Simon Lebus explores the effects of adverse conditions in high stakes exams and discusses whether we could or indeed should try to counter them.
An intriguing report
by Professor Victor Lavy and colleagues from the University of Warwick's Centre for Competitive Advantage in the Global Economy
(CAGE), recently published by the Social Market Foundation
, examines the impact of ambient air pollution on student exam performance in Israeli Matriculation Exams and identifies a correlation. The analysis is designed to demonstrate the impact of random factors - which could just as well be something like migraine, hay fever or a bad night's sleep - on exam performance and goes on from this to conclude that public exam results are an inefficient basis for the allocation of scarce progression opportunities such as good university places and high status, high-reward jobs.
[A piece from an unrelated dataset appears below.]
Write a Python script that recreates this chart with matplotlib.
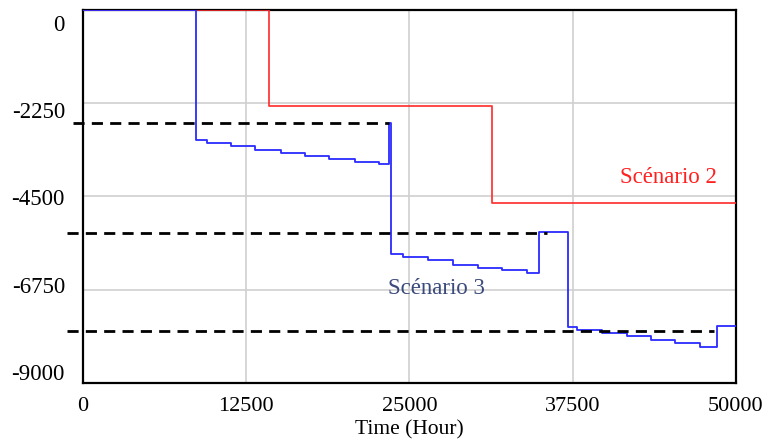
import matplotlib
matplotlib.use("Agg")
import matplotlib.pyplot as plt

plt.rcParams['font.family'] = ['Liberation Serif', 'DejaVu Serif']

# Scénario 3 (blue), step values
t_s3 = [0, 8650, 9500, 11300, 13170, 15160, 17000, 18840, 20830, 22670, 23450, 23550,
        24500, 26420, 28330, 30250, 32080, 34000, 34920, 37140,
        37830, 39740, 41650, 43490, 45330, 47240, 48550, 50000]
v_s3 = [0, -3140, -3220, -3280, -3390, -3450, -3520, -3600, -3670, -3720, -2730, -5890,
        -5970, -6040, -6150, -6220, -6280, -6350, -5360, -7660,
        -7720, -7790, -7870, -7960, -8040, -8120, -7630, -7630]

# Scénario 2 (red)
t_s2 = [0, 14250, 31300, 50000]
v_s2 = [0, -2320, -4650, -4650]

# dashed reference levels
ref_levels = [-2730, -5370, -7750]
ref_start = [-800, -1200, -1200]
ref_end = [23450, 35500, 48300]

xticks = [0, 12500, 25000, 37500, 50000]
yticks = [0, -2250, -4500, -6750, -9000]

fig = plt.figure(figsize=(7.65, 4.44), dpi=100)
ax = fig.add_axes([0.1085, 0.1374, 0.8535, 0.8401])

ax.step(t_s2, v_s2, where='post', color='#ff2a2a', lw=1.2, zorder=3)
ax.step(t_s3, v_s3, where='post', color='#2a2aff', lw=1.3, zorder=4)

for lvl, a, b in zip(ref_levels, ref_start, ref_end):
    ax.plot([a, b], [lvl, lvl], color='black', lw=2.0, dashes=(4.0, 2.6),
            clip_on=False, zorder=5)

ax.text(44800, -4050, 'Scénario 2', color='#ff2020', fontsize=16.5,
        ha='center', va='center')
ax.text(27100, -6710, 'Scénario 3', color='#3b4a7c', fontsize=16.5,
        ha='center', va='center')

ax.set_xlim(0, 50000)
ax.set_ylim(-9000, 0)
ax.set_xticks(xticks)
ax.set_yticks(yticks)
ax.set_yticklabels([])
ax.grid(True, color='#cfcfcf', lw=1.2)
ax.set_axisbelow(True)
ax.tick_params(axis='both', length=0)
ax.tick_params(axis='x', pad=10, labelsize=16)
for s in ax.spines.values():
    s.set_linewidth(1.6)
    s.set_color('black')
ax.set_xlabel('Time (Hour)', fontsize=15.5, labelpad=3)

# y labels sit on a slightly compressed scale, as in the original
ax2 = ax.twinx()
ax2.set_ylim(-9284, 335)
ax2.set_yticks(yticks)
ax2.set_yticklabels([str(v) for v in yticks])
ax2.yaxis.set_ticks_position('left')
ax2.tick_params(axis='y', length=0, pad=13, labelsize=16.5)
for s in ax2.spines.values():
    s.set_visible(False)

fig.savefig('out.png', dpi=100)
Relating this to A Levels and GCSEs, it is worth noting that these exams are made up of multiple papers at least in part precisely to compensate for the impact of such random factors. However, this raises the interesting question of whether it is meaningful to suggest that the 'fairness' of an exam (in any event always a form of sampling) is compromised by random external factors any more than by the peculiarities of its own design.
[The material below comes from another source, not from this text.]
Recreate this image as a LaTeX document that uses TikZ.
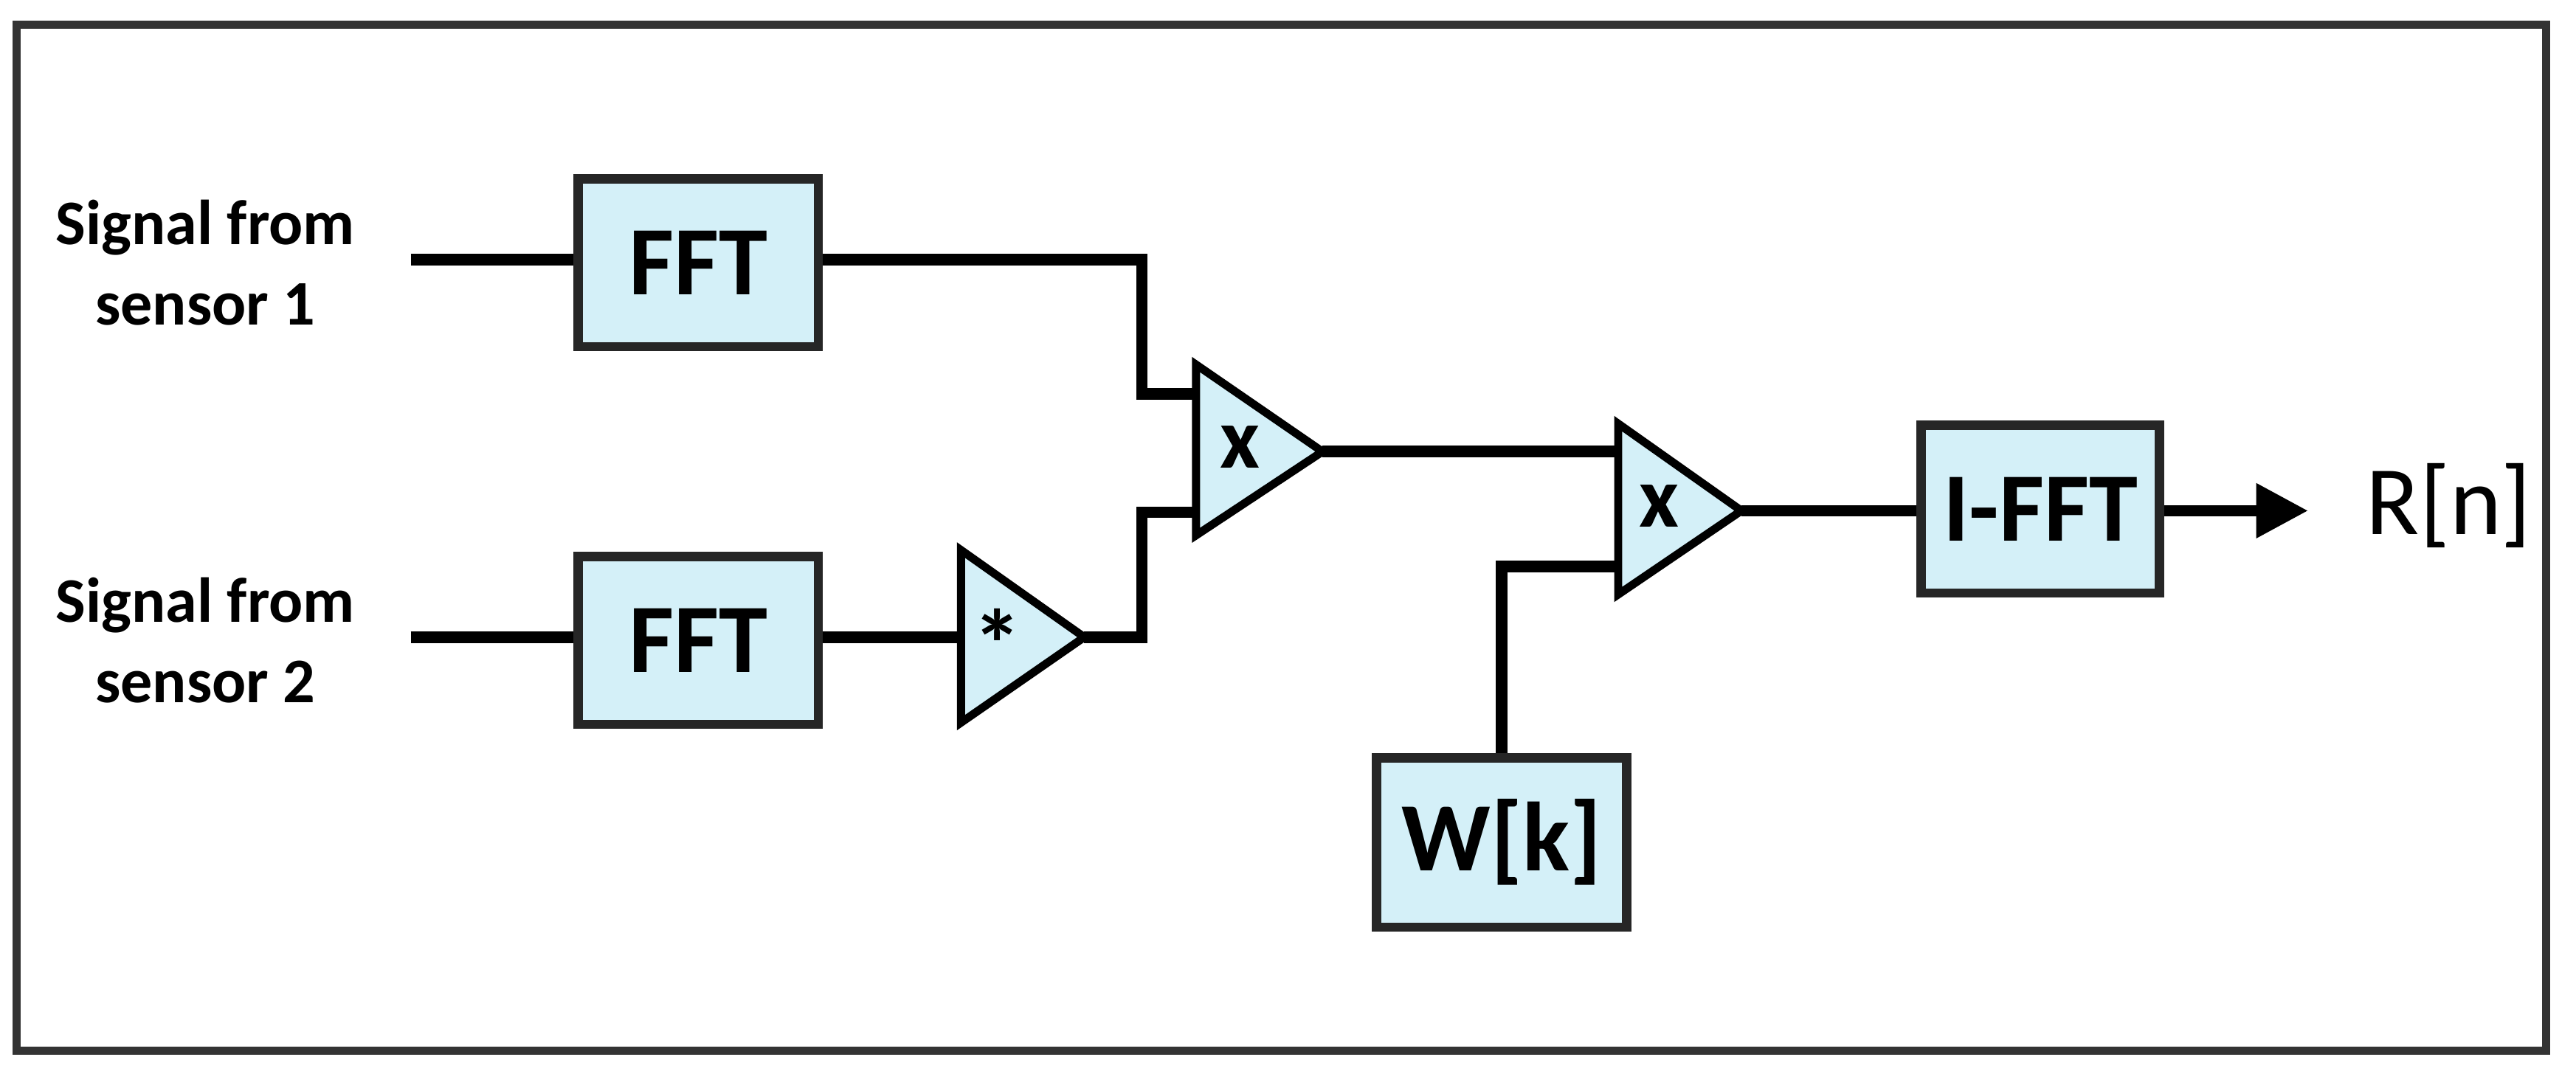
\documentclass[tikz,border=0pt]{standalone}
\usepackage{fontspec}
\setmainfont{Carlito}
\usetikzlibrary{arrows.meta}
\definecolor{boxfill}{HTML}{D4F0F8}
\begin{document}
\begin{tikzpicture}[x=0.01cm,y=-0.01cm,
    blk/.style={draw, line width=1.6pt, draw=black!85, fill=boxfill, inner sep=0pt, font=\bfseries\fontsize{17}{20}\selectfont},
    wire/.style={line width=2pt},
    tri/.style={draw, line width=1.4pt, fill=boxfill, line join=miter},
    lbl/.style={align=center, font=\bfseries\fontsize{11}{14}\selectfont}]
  \useasboundingbox (0,0) rectangle (1568,652);
  \draw[line width=1.4pt, draw=black!80] (10,15) rectangle (1550,640);

  % inputs
  \node[lbl] (s1) at (125,160) {Signal from\\sensor 1};
  \node[lbl] (s2) at (125,390) {Signal from\\sensor 2};
  \coordinate (in1) at (250,158);
  \coordinate (in2) at (250,388);

  % blocks
  \node[blk, minimum width=1.46cm, minimum height=1.02cm] (fft1) at (425,160) {FFT};
  \node[blk, minimum width=1.46cm, minimum height=1.02cm] (fft2) at (425,390) {FFT};
  \node[blk, minimum width=1.45cm, minimum height=1.02cm] (ifft) at (1242,310) {I-FFT};
  \node[blk, minimum width=1.52cm, minimum height=1.03cm] (w) at (914,513) {W[k]};

  % triangles
  \draw[tri] (585,335) -- (660,388) -- (585,440) -- cycle;
  \node[font=\bfseries\fontsize{17}{20}\selectfont] (conj) at (607,392) {*};
  \coordinate (conjin) at (585,388);
  \coordinate (conjout) at (660,388);

  \draw[tri] (728,222) -- (805,275) -- (728,326) -- cycle;
  \node[font=\bfseries\fontsize{15}{18}\selectfont] (m1) at (755,272) {x};
  \coordinate (m1a) at (728,240);
  \coordinate (m1b) at (728,312);
  \coordinate (m1out) at (805,275);

  \draw[tri] (985,258) -- (1060,311) -- (985,362) -- cycle;
  \node[font=\bfseries\fontsize{15}{18}\selectfont] (m2) at (1010,308) {x};
  \coordinate (m2a) at (985,275);
  \coordinate (m2b) at (985,345);
  \coordinate (m2out) at (1060,311);

  \node[font=\fontsize{17}{20}\selectfont, anchor=west] (r) at (1428,308) {R[n]};

  % connectors
  \draw[wire] (in1) -- (fft1.west |- in1);
  \draw[wire] (in2) -- (fft2.west |- in2);
  \draw[wire] (fft1.east |- in1) -| (695,240) -- (m1a);
  \draw[wire] (fft2.east |- in2) -- (conjin);
  \draw[wire] (conjout) -| (695,312) -- (m1b);
  \draw[wire] (m1out) -- (m2a);
  \draw[wire] (w.north) |- (m2b);
  \draw[wire] (m2out) -- (ifft.west |- m2out);
  \draw[wire, -{Triangle[length=9pt,width=9pt]}] (ifft.east |- m2out) -- (1405,311);
\end{tikzpicture}
\end{document}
To illustrate the point, I remember several years ago receiving a letter from an aggrieved Latin private GCSE candidate (she was a grandmother who had taken up Latin out of solidarity with her grandson who was studying the subject at school) who wrote in to complain that she had been fully capable of doing the translation in her Latin unseen paper but would have needed substantially longer than the allocated 45 minutes in order to complete it. Her complaint was that the artificial constraint on the time available for her to complete the task meant that she was unable to demonstrate properly what she was capable of. Was she right? At one level, it may indeed be true that she could've performed the task flawlessly given unlimited time, but this ignores the reality that part of the purpose of the test is to determine the facility with which a candidate can complete it, and also to rank order the candidates in order to grade them. So, while admiring her spirit and her grandmotherly commitment, I ended up writing back to say that I thought her story demonstrated that the exam had operated precisely in the way it should have done because what she interpreted as a random time constraint actually allowed the examiner to draw valid conclusions about her levels of fluency.
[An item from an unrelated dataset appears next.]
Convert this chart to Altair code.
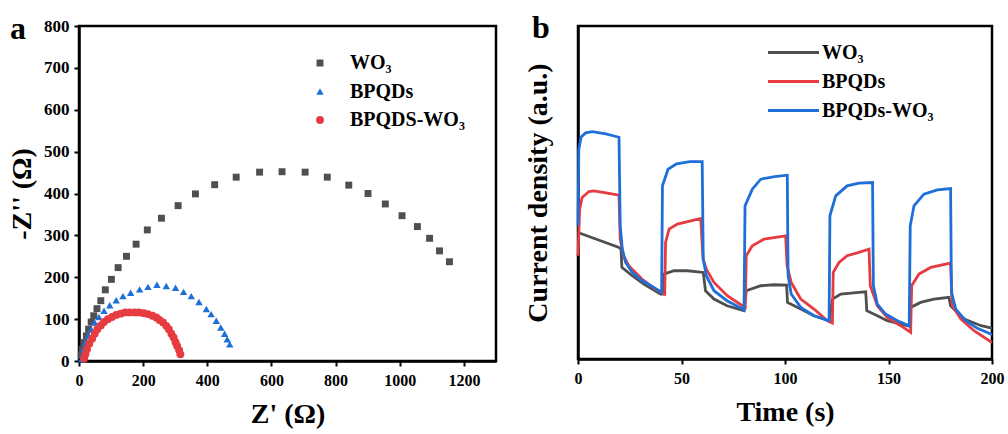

The pollution the report draws attention to is obviously an element of extraneous rather than design randomness but part of the specialist expertise involved in developing high stakes assessment resides in the systematic work we do to make the playing field as level as possible, an important element of which comprises subsequent analysis to verify that our exams possess reasonable predictive validity. If you really
want variation to play a role then go with 'local' assessment in schools – where a much greater range of variables is likely to apply, ranging from the physical environment of the classroom (noise, light, discipline and so on) to the nature of the tasks, the facilities, the 'fairness' of the teacher's judgement, possible support from the teacher and so on. Remedies to exclude such variation range from the expensive to the draconian to the impossible. If we were to try to mitigate every external variable (and not just pollution) we would end up chasing myriad effects and influences, with no necessary improvement in the predictive validity of qualifications – which currently are at levels which enjoy public confidence.
Despite legitimate questions about the design and role of high stakes assessment, it is important to recognise that trying to design assessments around the principle of excluding every element of randomness would (perhaps counter-intuitively) end up likely introducing even more
randomness, with a consequent adverse impact on both equity and attainment.